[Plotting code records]
::::::

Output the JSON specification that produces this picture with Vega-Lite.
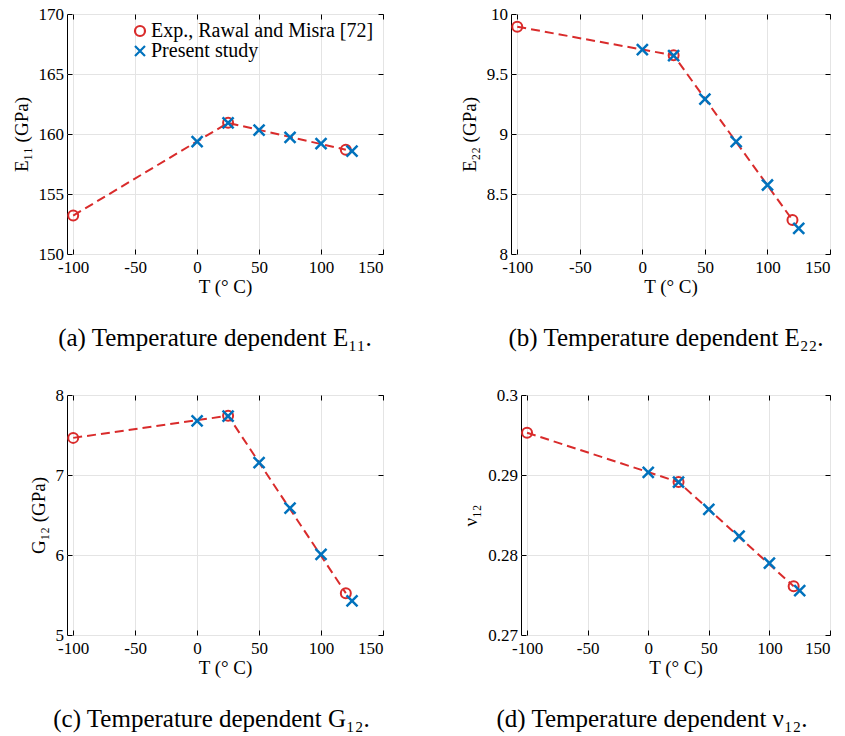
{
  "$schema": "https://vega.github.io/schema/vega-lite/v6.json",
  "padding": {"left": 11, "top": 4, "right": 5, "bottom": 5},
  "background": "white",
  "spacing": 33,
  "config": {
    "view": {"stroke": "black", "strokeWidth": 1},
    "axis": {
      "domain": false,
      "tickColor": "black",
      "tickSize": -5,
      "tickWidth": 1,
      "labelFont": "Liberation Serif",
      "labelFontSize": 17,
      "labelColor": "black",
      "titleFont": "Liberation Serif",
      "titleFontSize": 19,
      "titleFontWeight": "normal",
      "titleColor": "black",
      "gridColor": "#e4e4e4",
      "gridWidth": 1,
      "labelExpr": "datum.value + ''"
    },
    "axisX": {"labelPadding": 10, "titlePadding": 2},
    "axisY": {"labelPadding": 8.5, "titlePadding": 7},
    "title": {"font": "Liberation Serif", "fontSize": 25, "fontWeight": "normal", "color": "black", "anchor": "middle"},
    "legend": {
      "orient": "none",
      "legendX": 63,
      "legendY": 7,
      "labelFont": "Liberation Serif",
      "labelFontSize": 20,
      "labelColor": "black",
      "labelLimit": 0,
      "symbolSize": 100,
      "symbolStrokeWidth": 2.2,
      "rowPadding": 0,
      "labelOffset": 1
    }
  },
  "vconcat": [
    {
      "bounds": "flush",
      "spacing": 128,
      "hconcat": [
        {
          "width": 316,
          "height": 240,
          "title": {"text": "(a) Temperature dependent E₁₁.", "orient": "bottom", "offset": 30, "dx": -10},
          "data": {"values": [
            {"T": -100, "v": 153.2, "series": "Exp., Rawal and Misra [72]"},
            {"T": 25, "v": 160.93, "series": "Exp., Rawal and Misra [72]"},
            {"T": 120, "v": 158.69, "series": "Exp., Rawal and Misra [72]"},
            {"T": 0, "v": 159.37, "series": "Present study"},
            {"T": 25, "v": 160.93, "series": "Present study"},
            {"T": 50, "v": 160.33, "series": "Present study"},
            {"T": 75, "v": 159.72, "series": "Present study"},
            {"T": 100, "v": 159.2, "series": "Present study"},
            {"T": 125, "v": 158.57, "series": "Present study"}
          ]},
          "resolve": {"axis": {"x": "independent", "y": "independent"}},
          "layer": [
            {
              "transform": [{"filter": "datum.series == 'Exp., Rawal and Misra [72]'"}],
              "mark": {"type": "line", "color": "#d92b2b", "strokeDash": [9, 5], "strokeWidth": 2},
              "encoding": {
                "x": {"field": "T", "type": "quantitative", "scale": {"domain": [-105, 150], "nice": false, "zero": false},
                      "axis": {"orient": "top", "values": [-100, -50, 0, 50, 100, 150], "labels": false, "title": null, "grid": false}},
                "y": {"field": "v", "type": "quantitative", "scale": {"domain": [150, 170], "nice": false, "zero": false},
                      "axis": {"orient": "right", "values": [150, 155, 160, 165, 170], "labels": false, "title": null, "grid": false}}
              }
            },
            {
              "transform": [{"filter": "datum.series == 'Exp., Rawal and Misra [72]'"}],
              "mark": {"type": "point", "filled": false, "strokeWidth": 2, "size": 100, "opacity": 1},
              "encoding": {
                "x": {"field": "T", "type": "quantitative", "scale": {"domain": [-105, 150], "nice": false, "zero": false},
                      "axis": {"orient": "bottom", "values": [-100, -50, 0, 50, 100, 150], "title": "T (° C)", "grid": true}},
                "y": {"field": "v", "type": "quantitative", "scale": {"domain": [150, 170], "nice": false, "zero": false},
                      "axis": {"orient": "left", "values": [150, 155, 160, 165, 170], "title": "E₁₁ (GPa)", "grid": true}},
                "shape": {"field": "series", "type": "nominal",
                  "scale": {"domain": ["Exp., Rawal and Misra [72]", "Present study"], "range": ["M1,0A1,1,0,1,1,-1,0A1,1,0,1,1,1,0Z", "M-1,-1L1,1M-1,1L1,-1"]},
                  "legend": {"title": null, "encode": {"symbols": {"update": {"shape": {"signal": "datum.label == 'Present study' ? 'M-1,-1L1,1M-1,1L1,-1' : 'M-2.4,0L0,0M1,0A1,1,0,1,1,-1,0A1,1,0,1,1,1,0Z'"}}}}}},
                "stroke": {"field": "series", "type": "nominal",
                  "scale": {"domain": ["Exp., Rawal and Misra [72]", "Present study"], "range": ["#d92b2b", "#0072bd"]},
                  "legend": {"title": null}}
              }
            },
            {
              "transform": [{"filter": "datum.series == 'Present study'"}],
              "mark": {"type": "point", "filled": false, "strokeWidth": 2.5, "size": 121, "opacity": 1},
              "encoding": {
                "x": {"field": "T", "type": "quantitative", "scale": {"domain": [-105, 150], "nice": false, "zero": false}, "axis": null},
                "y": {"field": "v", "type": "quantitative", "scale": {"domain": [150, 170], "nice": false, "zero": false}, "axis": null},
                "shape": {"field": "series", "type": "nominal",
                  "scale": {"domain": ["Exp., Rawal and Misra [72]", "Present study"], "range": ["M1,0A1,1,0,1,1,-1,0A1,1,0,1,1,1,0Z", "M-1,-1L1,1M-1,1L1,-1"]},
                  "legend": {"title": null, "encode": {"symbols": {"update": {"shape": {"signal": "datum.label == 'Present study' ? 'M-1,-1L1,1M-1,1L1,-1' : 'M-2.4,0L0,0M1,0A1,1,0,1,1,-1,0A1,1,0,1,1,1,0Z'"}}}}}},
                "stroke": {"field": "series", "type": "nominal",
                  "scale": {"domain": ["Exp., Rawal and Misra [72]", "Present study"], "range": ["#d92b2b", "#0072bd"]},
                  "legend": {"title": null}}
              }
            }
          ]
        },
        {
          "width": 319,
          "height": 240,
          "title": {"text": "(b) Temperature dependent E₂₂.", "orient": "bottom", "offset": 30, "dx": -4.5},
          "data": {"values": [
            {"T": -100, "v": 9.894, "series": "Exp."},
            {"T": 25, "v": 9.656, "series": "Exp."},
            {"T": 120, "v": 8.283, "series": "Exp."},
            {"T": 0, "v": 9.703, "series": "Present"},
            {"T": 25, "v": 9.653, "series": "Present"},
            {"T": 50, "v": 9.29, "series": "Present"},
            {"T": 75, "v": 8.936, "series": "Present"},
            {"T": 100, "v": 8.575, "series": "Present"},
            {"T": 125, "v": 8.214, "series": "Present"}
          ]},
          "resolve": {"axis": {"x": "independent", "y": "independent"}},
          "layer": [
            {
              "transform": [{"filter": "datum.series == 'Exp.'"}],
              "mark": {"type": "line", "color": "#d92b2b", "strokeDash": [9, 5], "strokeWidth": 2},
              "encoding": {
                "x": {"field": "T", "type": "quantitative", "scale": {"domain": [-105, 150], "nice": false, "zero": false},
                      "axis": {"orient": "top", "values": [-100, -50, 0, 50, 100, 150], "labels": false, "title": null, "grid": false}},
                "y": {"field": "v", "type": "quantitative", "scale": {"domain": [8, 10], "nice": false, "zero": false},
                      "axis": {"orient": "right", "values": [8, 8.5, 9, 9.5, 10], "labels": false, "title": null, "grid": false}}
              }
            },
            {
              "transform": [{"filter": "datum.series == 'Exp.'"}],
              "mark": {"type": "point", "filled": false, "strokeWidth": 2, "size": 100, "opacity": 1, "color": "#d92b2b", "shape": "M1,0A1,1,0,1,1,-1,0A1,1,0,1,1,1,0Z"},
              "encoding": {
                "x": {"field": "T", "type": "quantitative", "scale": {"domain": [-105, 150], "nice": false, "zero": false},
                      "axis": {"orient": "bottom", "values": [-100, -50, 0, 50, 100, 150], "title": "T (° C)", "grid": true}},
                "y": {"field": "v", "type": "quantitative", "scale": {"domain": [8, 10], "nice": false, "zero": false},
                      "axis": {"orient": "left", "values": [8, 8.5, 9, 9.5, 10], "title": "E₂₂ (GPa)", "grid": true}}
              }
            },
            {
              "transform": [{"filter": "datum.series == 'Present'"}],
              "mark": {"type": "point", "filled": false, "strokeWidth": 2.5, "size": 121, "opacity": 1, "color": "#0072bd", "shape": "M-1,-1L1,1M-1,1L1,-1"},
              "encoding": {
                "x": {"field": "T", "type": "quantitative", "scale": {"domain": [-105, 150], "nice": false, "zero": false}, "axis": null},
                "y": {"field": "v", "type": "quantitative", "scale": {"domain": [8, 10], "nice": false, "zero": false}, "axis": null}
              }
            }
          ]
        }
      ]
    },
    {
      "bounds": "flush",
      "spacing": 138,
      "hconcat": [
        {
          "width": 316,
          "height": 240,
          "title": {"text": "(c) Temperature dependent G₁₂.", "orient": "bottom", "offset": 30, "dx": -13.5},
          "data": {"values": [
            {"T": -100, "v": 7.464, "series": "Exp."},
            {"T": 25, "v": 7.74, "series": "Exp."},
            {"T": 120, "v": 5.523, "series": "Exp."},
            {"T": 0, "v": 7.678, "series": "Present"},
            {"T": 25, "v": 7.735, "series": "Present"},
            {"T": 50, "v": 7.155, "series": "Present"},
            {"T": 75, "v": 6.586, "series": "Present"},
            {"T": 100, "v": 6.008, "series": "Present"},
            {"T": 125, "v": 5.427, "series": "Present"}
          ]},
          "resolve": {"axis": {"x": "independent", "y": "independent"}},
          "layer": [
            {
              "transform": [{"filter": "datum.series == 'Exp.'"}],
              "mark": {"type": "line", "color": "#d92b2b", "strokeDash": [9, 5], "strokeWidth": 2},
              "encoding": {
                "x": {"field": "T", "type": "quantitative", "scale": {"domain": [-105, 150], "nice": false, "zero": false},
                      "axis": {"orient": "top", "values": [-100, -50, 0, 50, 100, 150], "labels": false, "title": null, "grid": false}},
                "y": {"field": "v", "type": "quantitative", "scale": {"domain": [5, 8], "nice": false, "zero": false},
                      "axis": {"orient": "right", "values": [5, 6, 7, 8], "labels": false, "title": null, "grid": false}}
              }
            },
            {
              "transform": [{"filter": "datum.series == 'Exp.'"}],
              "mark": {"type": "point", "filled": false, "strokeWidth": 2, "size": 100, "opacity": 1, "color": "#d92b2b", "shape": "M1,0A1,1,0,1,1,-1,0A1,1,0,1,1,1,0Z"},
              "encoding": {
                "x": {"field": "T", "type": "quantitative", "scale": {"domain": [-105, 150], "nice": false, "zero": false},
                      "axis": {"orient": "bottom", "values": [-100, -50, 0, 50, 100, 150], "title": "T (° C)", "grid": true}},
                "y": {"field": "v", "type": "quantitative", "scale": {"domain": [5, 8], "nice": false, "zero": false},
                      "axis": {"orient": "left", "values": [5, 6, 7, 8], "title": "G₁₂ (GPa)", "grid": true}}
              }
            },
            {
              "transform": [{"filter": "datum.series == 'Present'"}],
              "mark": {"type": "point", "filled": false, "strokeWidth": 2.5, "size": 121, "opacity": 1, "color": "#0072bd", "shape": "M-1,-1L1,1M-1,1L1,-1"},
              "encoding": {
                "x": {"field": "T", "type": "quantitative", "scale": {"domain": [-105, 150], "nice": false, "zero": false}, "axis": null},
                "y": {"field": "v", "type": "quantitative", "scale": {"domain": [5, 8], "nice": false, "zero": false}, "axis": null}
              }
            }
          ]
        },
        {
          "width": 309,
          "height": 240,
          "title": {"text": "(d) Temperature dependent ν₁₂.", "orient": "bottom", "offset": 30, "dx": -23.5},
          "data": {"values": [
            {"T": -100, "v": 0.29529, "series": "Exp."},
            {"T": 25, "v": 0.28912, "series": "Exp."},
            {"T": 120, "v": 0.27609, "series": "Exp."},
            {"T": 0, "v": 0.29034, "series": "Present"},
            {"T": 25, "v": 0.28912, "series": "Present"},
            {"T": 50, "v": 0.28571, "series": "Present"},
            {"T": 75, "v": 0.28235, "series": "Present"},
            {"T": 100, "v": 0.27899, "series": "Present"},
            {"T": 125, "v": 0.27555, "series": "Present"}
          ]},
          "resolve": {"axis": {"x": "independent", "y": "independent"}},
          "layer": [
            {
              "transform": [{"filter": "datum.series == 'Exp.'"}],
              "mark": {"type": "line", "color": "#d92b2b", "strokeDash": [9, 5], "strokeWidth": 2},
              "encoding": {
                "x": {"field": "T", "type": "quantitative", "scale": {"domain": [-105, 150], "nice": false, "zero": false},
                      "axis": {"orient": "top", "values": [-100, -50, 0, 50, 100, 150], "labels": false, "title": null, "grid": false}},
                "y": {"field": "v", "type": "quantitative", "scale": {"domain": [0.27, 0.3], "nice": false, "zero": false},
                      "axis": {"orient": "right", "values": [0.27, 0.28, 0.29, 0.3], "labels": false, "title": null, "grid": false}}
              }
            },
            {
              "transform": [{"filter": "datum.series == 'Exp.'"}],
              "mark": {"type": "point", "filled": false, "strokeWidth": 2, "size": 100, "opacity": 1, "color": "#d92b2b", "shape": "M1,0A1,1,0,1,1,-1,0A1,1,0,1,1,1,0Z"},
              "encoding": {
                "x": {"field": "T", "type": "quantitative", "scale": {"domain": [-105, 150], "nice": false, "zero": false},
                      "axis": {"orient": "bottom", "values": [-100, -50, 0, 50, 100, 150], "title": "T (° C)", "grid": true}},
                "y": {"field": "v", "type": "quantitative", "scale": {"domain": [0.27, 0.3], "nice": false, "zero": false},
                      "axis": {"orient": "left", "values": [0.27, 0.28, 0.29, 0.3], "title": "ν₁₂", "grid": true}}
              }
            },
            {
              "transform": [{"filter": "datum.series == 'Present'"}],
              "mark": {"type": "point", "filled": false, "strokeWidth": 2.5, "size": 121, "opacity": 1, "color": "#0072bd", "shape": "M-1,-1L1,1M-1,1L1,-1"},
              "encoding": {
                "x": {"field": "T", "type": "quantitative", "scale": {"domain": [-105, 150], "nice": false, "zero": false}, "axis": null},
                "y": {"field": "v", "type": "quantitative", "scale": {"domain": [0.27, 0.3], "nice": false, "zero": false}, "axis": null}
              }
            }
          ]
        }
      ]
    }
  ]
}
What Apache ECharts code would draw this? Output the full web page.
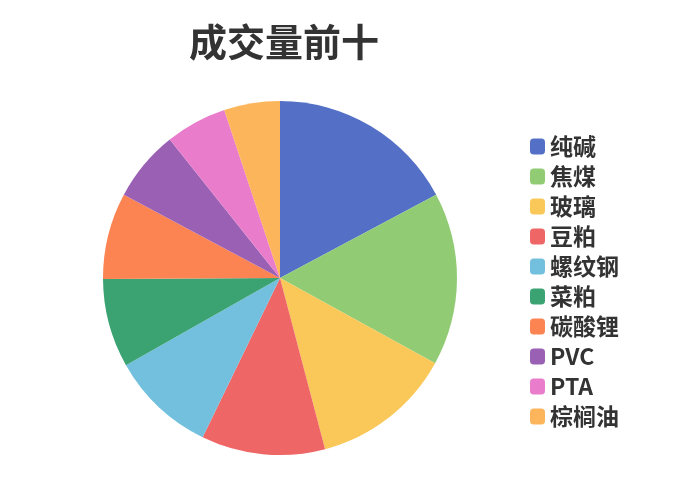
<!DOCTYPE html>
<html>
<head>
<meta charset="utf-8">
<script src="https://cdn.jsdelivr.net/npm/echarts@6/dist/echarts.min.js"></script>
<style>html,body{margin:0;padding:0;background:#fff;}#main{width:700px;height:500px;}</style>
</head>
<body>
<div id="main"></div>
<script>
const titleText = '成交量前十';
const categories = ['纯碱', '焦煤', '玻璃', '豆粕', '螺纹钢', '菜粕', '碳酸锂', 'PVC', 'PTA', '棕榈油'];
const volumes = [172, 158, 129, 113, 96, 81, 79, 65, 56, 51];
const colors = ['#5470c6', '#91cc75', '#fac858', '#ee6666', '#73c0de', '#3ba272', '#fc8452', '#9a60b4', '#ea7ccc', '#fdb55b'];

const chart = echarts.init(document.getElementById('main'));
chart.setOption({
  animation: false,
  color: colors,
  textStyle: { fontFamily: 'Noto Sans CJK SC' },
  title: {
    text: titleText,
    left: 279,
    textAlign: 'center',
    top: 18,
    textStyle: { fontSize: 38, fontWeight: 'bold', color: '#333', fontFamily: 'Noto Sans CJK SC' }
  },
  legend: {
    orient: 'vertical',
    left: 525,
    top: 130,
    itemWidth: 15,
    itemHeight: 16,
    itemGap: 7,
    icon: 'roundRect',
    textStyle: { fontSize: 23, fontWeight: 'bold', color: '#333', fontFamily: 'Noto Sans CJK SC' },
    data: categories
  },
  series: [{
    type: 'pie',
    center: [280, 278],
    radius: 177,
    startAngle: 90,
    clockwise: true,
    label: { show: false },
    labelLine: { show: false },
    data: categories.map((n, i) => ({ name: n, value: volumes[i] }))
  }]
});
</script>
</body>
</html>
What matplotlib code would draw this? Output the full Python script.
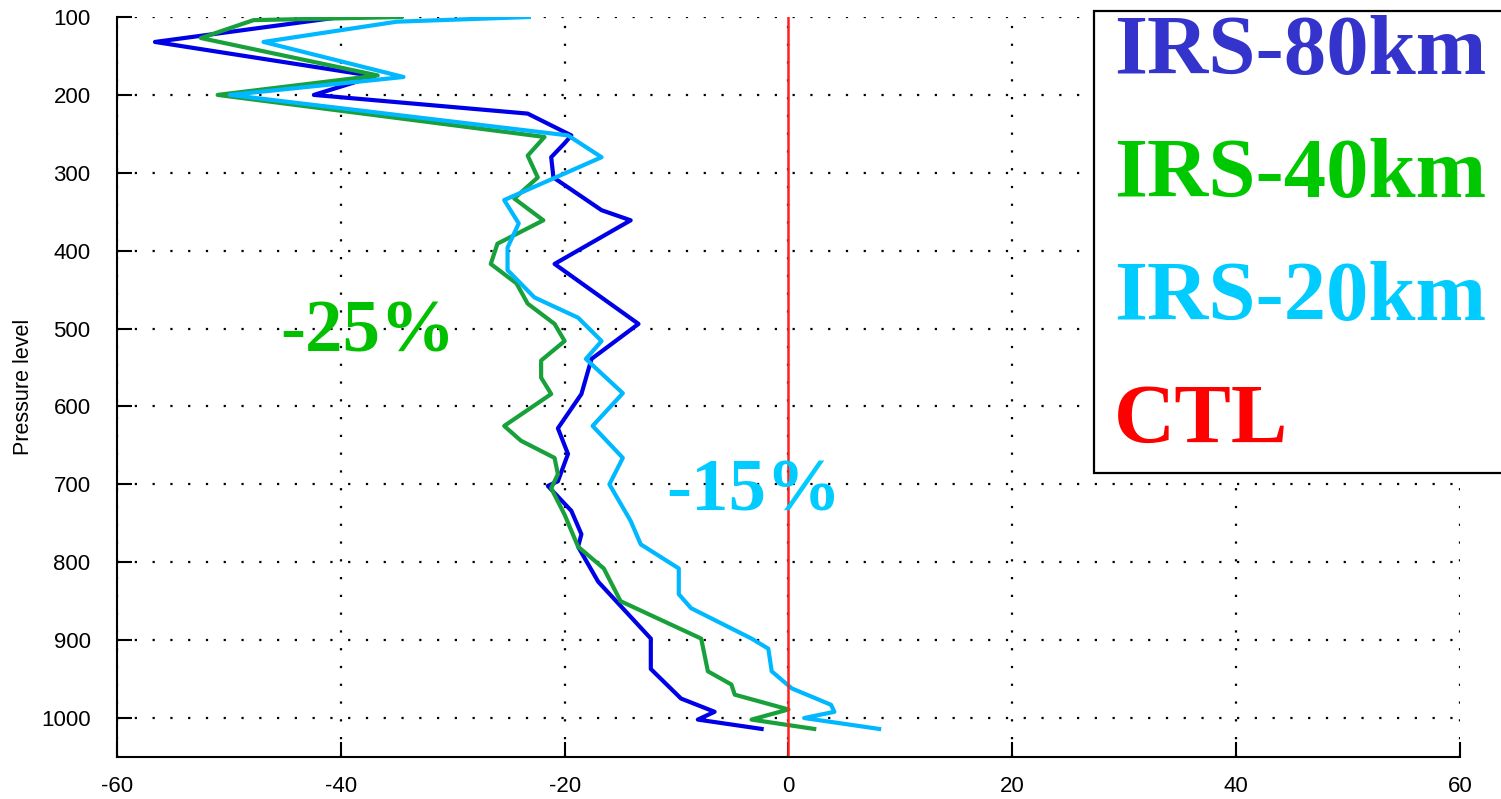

::::::

● **Task**
Everything from the line that contains "What Apache ECharts" to the final line of the data is to be duplicated exactly, both ends included, except the pictures.

● **Reply**
What Apache ECharts code would draw this? Output the full web page.
<!DOCTYPE html>
<html>
<head>
<meta charset="utf-8">
<script src="https://cdn.jsdelivr.net/npm/echarts@6/dist/echarts.min.js"></script>
<style>html,body{margin:0;padding:0;background:#fff;}#main{width:700px;height:500px;}</style>
</head>
<body>
<div id="main"></div>
<script>
const titleText = '成交量前十';
const categories = ['纯碱', '焦煤', '玻璃', '豆粕', '螺纹钢', '菜粕', '碳酸锂', 'PVC', 'PTA', '棕榈油'];
const volumes = [172, 158, 129, 113, 96, 81, 79, 65, 56, 51];
const colors = ['#5470c6', '#91cc75', '#fac858', '#ee6666', '#73c0de', '#3ba272', '#fc8452', '#9a60b4', '#ea7ccc', '#fdb55b'];

const chart = echarts.init(document.getElementById('main'));
chart.setOption({
  animation: false,
  color: colors,
  textStyle: { fontFamily: 'Noto Sans CJK SC' },
  title: {
    text: titleText,
    left: 279,
    textAlign: 'center',
    top: 18,
    textStyle: { fontSize: 38, fontWeight: 'bold', color: '#333', fontFamily: 'Noto Sans CJK SC' }
  },
  legend: {
    orient: 'vertical',
    left: 525,
    top: 130,
    itemWidth: 15,
    itemHeight: 16,
    itemGap: 7,
    icon: 'roundRect',
    textStyle: { fontSize: 23, fontWeight: 'bold', color: '#333', fontFamily: 'Noto Sans CJK SC' },
    data: categories
  },
  series: [{
    type: 'pie',
    center: [280, 278],
    radius: 177,
    startAngle: 90,
    clockwise: true,
    label: { show: false },
    labelLine: { show: false },
    data: categories.map((n, i) => ({ name: n, value: volumes[i] }))
  }]
});
</script>
</body>
</html>
What matplotlib code would draw this? Output the full Python script.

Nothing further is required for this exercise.